National Radio Day, Thursday, August 20th

    August 20, 2020

    In honor of National Radio Day, posting one of the best air talents in San Diego radio broadcast history, Bill Moffit.

    Here’s his air-check tape from circa 1974. What a pro. I listened to him on the radio when I was 14, in junior high school. Fourteen years later, I had the joy of being on the same radio station with him, at powerhouse radio station KCBQ! The best. Man I loved being on the radio. Miss it everyday.

    Me, broadcasting live from Disneyland, circa 1991 on KBest 95.

    “In radio, you have two tools. Sound and silence.” ~ Ira Glass

    Each year on August 20th, National Radio Day recognizes the great invention of the radio. Celebrate the news, information, music, and stories carried across the airwaves.
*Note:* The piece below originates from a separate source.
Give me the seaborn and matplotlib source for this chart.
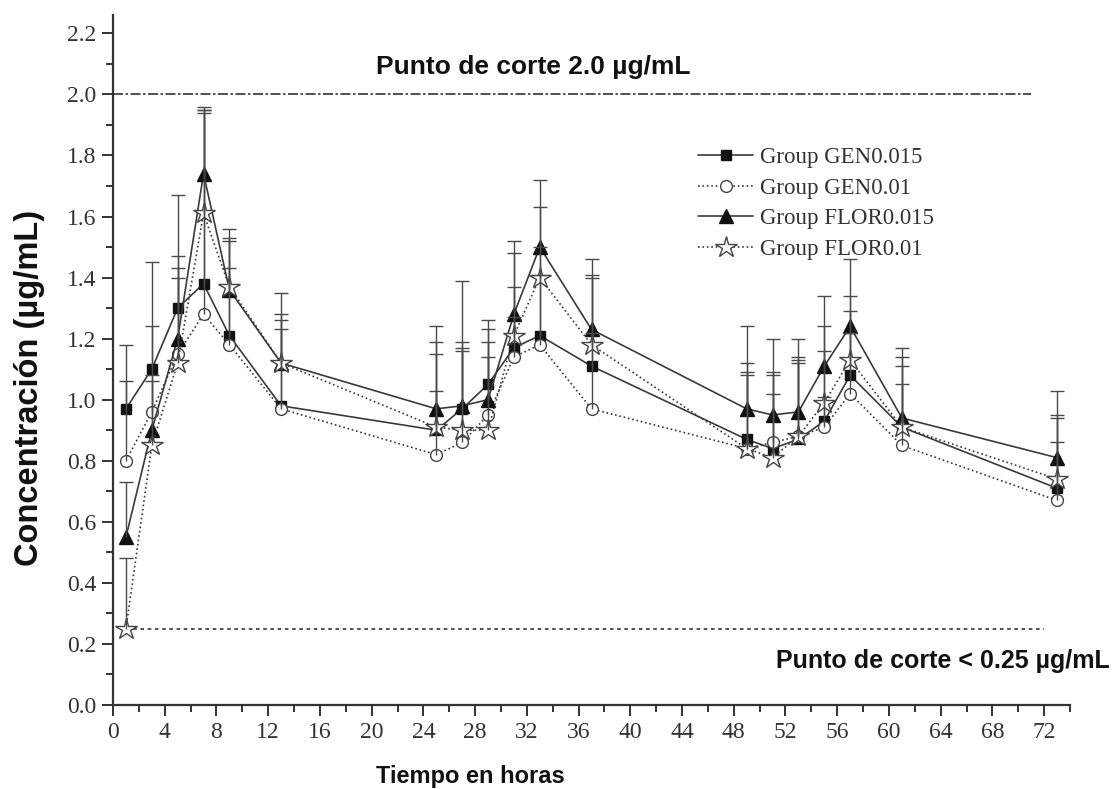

    ‘Entertainment and music didn’t always fill the airwaves. In fact, the radio’s first function was much more practical. First, the wireless radio served the military. The radio also provided a regular public service role. Much like the dits and dots of a telegram, the wireless transmitted information. Aboard the Titanic at the time of its sinking, a Marconi wireless broadcast the ship’s distress signal. In 1906, the first radio broadcast of voice and music purely for entertainment purposes aired. Reginald Fessenden transmitted the program from Brant Rock, MA for the general public to hear. The Canadian born scientist would go on to many more successes in his lifetime.
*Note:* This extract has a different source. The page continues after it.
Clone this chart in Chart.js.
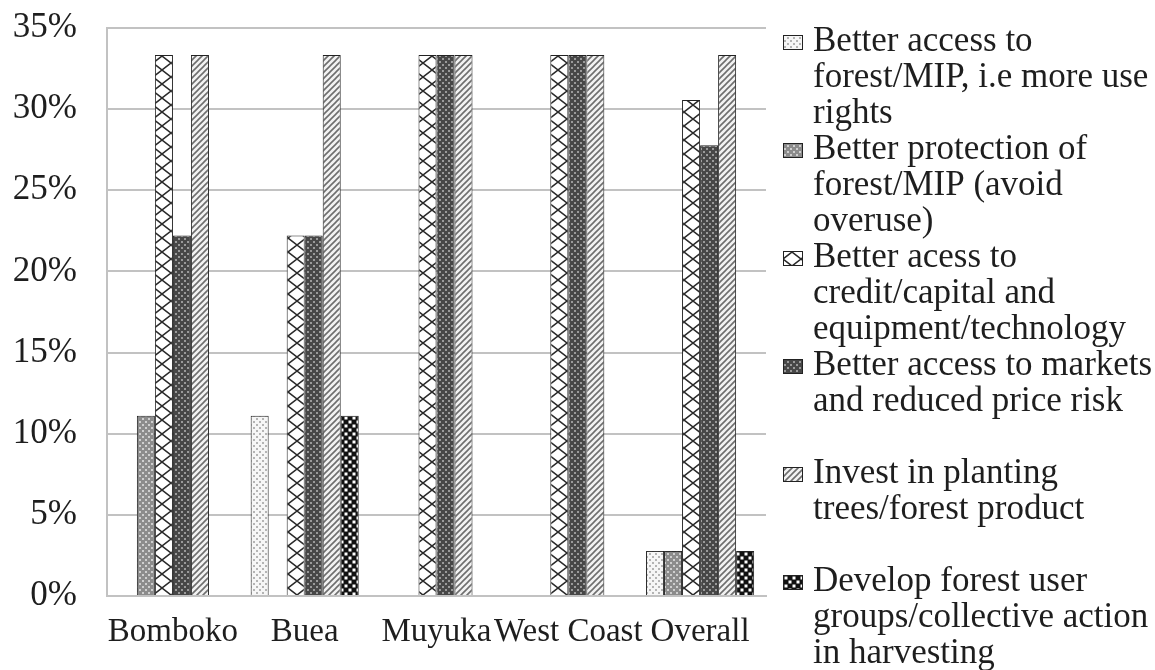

    An American contributor to the radio, Lee de Forest invented the Audion vacuum. This invention made live broadcasting possible. Born in Iowa in 1873, de Forest would become the chief scientist for the first U.S. radio firm, American Wireless Telephone, and Telegraph.
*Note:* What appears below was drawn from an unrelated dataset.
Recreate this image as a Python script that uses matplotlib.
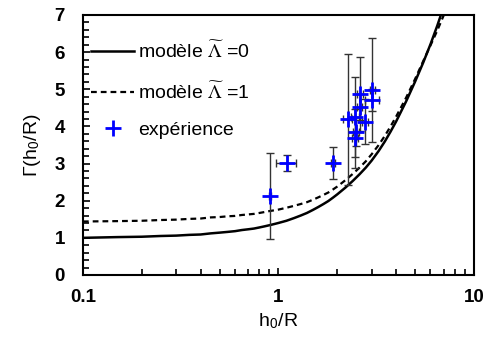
import numpy as np
import matplotlib
matplotlib.use("Agg")
import matplotlib.pyplot as plt
from matplotlib.ticker import FixedLocator, NullFormatter, MultipleLocator

plt.rcParams["font.family"] = ["Liberation Sans", "DejaVu Sans"]
plt.rcParams["mathtext.fontset"] = "stix"

# model curves
h_model = [0.1, 0.15, 0.2, 0.25, 0.3, 0.35, 0.4, 0.45, 0.5, 0.55, 0.6, 0.65, 0.7, 0.75,
           0.8, 0.85, 0.9, 0.95, 1.0, 1.1, 1.2, 1.3, 1.4, 1.5, 1.6, 1.7, 1.8, 1.9, 2.0,
           2.2, 2.4, 2.6, 2.8, 3.0, 3.25, 3.5, 3.75, 4.0, 4.5, 5.0, 5.5, 6.0, 6.5, 7.0, 7.5]
gamma_l0 = [1.00, 1.02, 1.03, 1.05, 1.06, 1.08, 1.09, 1.12, 1.14, 1.16, 1.18, 1.21, 1.23, 1.25,
            1.28, 1.31, 1.34, 1.37, 1.40, 1.46, 1.53, 1.60, 1.67, 1.75, 1.83, 1.91, 1.99, 2.08, 2.17,
            2.35, 2.53, 2.71, 2.89, 3.08, 3.33, 3.59, 3.86, 4.13, 4.67, 5.20, 5.71, 6.21, 6.71, 7.21, 7.71]
gamma_l1 = [1.44, 1.45, 1.46, 1.48, 1.49, 1.51, 1.52, 1.55, 1.56, 1.58, 1.59, 1.615, 1.63, 1.645,
            1.67, 1.695, 1.72, 1.74, 1.76, 1.81, 1.86, 1.91, 1.96, 2.025, 2.09, 2.155, 2.22, 2.30, 2.38,
            2.55, 2.72, 2.89, 3.06, 3.25, 3.49, 3.74, 4.00, 4.26, 4.77, 5.27, 5.75, 6.18, 6.58, 6.98, 7.38]

# experimental points
h_exp = [0.905, 1.105, 1.90, 2.27, 2.46, 2.61, 2.61, 2.77, 2.49, 2.46, 3.03, 3.03]
g_exp = [2.13, 3.02, 3.02, 4.19, 4.26, 4.87, 4.52, 4.13, 3.86, 3.68, 4.98, 4.71]
h_err = [0.01, 0.13, 0.05, 0.12, 0.12, 0.10, 0.08, 0.10, 0.08, 0.08, 0.08, 0.25]
g_err = [1.15, 0.22, 0.43, 1.77, 1.08, 1.00, 0.35, 0.60, 0.40, 0.80, 1.40, 0.30]

fig = plt.figure(figsize=(4.85, 3.47), dpi=100)
ax = fig.add_axes([0.171, 0.2075, 0.806, 0.7495])

ax.plot(h_model, gamma_l0, color="black", lw=1.8, label=r"modèle $\widetilde{\Lambda}$ =0")
ax.plot(h_model, gamma_l1, color="black", lw=1.6, linestyle=(0, (2.6, 1.8)),
        label=r"modèle $\widetilde{\Lambda}$ =1")

ax.errorbar(h_exp, g_exp, xerr=h_err, yerr=g_err, fmt="none", ecolor="#333333",
            elinewidth=1, capsize=3, capthick=1, zorder=3)
ax.plot(h_exp, g_exp, linestyle="none", marker="+", ms=11, mew=2, color="#0000ff",
        label="expérience", zorder=4)

ax.set_xscale("log")
ax.set_xlim(0.1, 10)
ax.set_ylim(0, 7)
ax.xaxis.set_major_locator(FixedLocator([0.1, 1, 10]))
ax.set_xticklabels(["0.1", "1", "10"])
minors = [m * d for d in (0.1, 1) for m in range(2, 10)]
ax.xaxis.set_minor_locator(FixedLocator(minors))
ax.xaxis.set_minor_formatter(NullFormatter())
ax.yaxis.set_major_locator(MultipleLocator(1))
ax.yaxis.set_minor_locator(MultipleLocator(0.2))

ax.tick_params(which="both", direction="in", top=False, right=False, width=1.2)
ax.tick_params(axis="y", which="major", length=5, pad=13, labelsize=13.5)
ax.tick_params(axis="y", which="minor", length=4)
ax.tick_params(axis="x", which="major", length=5, pad=10, labelsize=13.5)
ax.tick_params(axis="x", which="minor", length=4)
for lab in ax.get_xticklabels() + ax.get_yticklabels():
    lab.set_fontweight("bold")
for sp in ax.spines.values():
    sp.set_linewidth(1.5)

ax.set_xlabel(r"h$_\mathregular{0}$/R", fontsize=14, labelpad=4)
ax.set_ylabel(r"Γ(h$_\mathregular{0}$/R)", fontsize=14, labelpad=8)

ax.legend(loc="upper left", bbox_to_anchor=(-0.013, 0.952), frameon=False, fontsize=14,
          handlelength=2.2, handletextpad=0.2, labelspacing=0.98, borderaxespad=0.3)

fig.savefig("out.png", dpi=100)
    The 1920s brought the first broadcast stations to the forefront. Around the world, listeners tuned in for news and world events for the first time. Other radio facts include:

    • Radio ownership grew. In 1931, two out of five homes owned a radio. By 1938, four out of five owned a radio.  
    • According to FCC statistics, at the end of 2012, more than 15,000 licensed broadcast radio stations were operating in the U.S.’